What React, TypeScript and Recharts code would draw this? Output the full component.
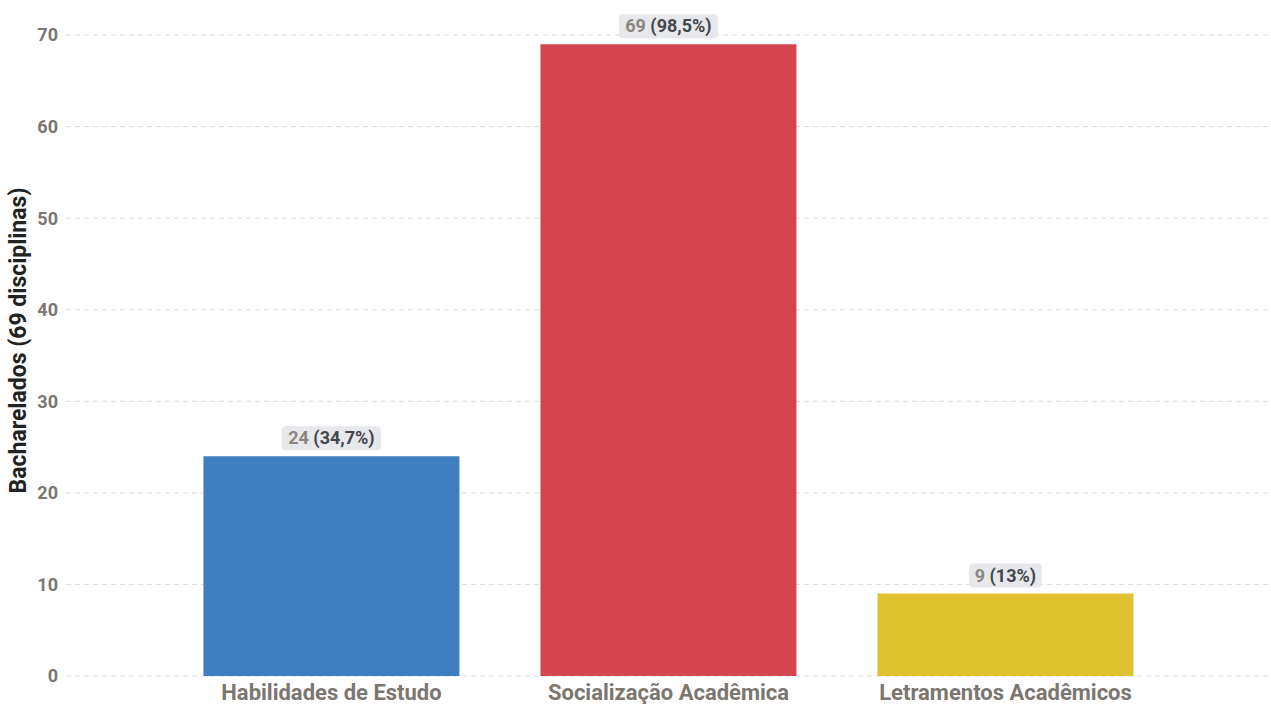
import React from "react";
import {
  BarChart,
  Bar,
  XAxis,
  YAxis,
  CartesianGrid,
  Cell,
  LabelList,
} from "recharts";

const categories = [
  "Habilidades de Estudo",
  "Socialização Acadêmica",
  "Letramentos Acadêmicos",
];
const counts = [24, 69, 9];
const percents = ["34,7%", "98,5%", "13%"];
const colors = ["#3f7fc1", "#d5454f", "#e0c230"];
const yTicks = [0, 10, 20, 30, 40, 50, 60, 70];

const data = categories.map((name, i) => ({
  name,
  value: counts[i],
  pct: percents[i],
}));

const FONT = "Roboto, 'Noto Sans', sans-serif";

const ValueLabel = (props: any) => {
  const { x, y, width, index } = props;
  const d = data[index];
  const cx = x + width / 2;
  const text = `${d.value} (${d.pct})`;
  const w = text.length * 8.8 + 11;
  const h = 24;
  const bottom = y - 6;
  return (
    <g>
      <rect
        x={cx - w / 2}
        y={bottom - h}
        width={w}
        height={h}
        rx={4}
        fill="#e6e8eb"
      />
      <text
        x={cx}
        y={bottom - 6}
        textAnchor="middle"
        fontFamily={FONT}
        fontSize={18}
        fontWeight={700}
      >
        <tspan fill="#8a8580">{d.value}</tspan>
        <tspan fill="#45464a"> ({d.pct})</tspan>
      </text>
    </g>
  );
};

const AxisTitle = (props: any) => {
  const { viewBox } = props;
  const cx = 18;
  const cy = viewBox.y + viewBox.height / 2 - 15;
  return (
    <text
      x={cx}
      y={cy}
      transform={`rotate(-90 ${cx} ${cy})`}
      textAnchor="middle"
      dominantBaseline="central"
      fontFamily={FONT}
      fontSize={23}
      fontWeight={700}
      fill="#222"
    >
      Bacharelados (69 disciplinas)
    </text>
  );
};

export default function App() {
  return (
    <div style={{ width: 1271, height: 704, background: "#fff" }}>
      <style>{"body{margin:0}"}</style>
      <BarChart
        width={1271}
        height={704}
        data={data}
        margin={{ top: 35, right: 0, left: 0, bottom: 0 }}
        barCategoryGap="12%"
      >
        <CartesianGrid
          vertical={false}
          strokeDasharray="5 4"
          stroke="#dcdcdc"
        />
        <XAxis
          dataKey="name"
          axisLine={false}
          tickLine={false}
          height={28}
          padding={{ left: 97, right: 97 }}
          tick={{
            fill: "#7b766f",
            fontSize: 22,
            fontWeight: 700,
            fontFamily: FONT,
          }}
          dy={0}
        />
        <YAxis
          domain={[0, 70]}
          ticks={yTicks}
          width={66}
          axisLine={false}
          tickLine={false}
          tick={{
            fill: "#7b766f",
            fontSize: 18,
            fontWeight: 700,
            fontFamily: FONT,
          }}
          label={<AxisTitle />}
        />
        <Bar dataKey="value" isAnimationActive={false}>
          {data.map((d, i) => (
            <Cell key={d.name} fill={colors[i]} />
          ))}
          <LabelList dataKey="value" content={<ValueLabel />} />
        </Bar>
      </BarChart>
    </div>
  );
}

---

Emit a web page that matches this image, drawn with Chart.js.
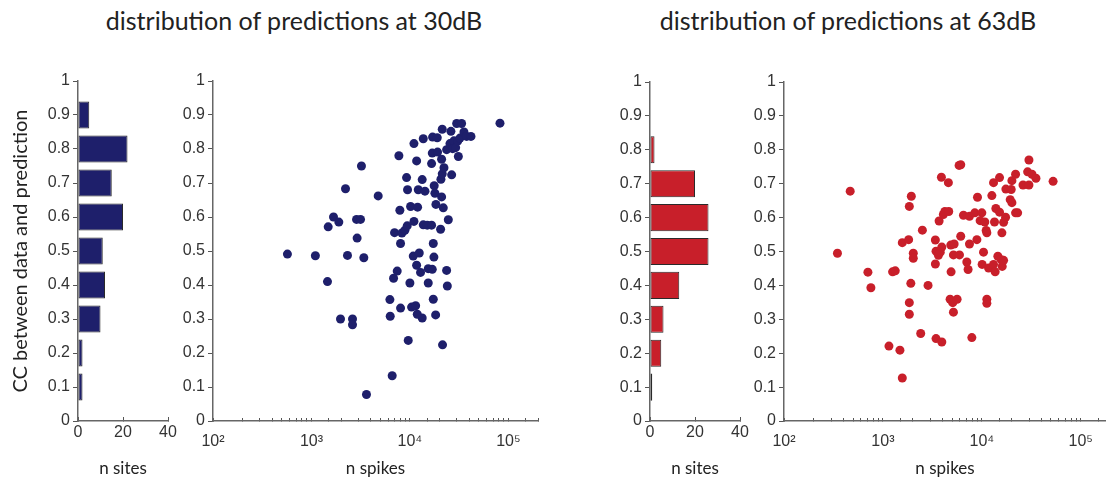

*Problem description:* Count the lines of the listing above that include the word "React" and state the total with nothing else.

*Solution to this exercise:* 2